Update, 9:30 am: We’ve added more information below the jump.
Northrop Grumman won a big KC-10 tanker maintenance contract from the Air Force this week, taking it away from Boeing, which has had it for 10 years. The value is $3.8bn.
Boeing hinted that it might protest the award. Here is the story.
Maybe it’s just our Grassy Knoll bent, but is this a not too subtle message from USAF that tactics by Boeing supporters in the KC-X tanker competition are already irking the USAF?
This is another in a string of losses Boeing has suffered at the hands of the Defense Department.
At the same time, one of Northrop Gumman’s supporters, Sen.
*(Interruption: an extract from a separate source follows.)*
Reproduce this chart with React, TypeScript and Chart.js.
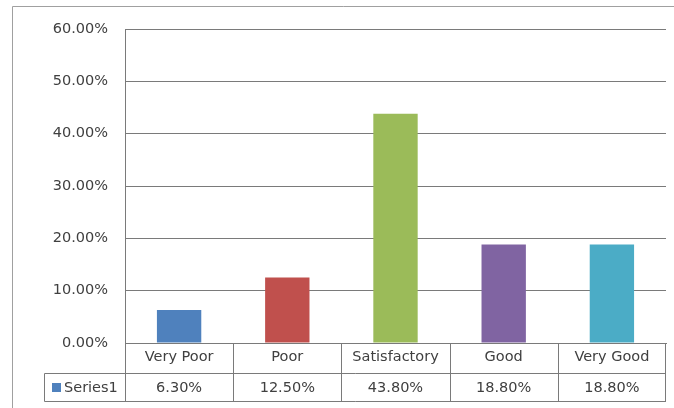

Jeff Sessions (R-Northrop/AL) has now jumped in to the KC-X competition and has introduced an amendment to block funding unless the USAF provides Northrop with Boeing’s pricing. This AP story has details. George Talbot of The Mobile Press-Register has these stories of interest: October 2; September 30; September 29.
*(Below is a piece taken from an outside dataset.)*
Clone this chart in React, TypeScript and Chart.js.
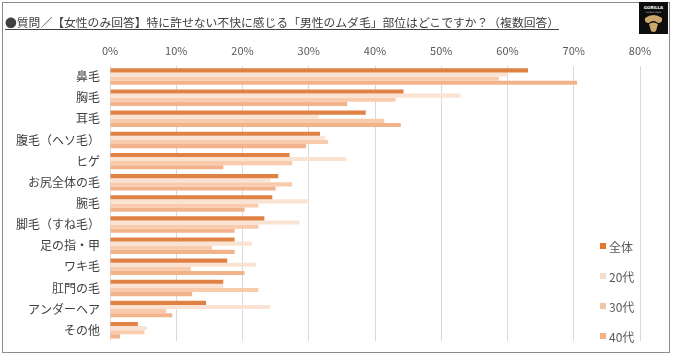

This competition is getting messier by the minute. We return, once again, to our view that the only way this procurement is going to go forward is through a split buy: double the acquisition from 15-18 a year (a ridiculously low number under any circumstances) to 30-36 a year and give Boeing and Northrop contracts for the KC-767 and KC-30. Aside from the political realities, there are strategic reasons to do so, in our view.
Furthermore, accelerating the deliveries, even with two equipment types, will save money in the long run by eliminating much sooner the aging KC-135 fleet and its increasing maintenance costs.
Update, 400pm Oct. 2: The Everett Herald has this item quoting defense analyst Loren Thompson, also noting Boeing’s poor relationship with the Air Force.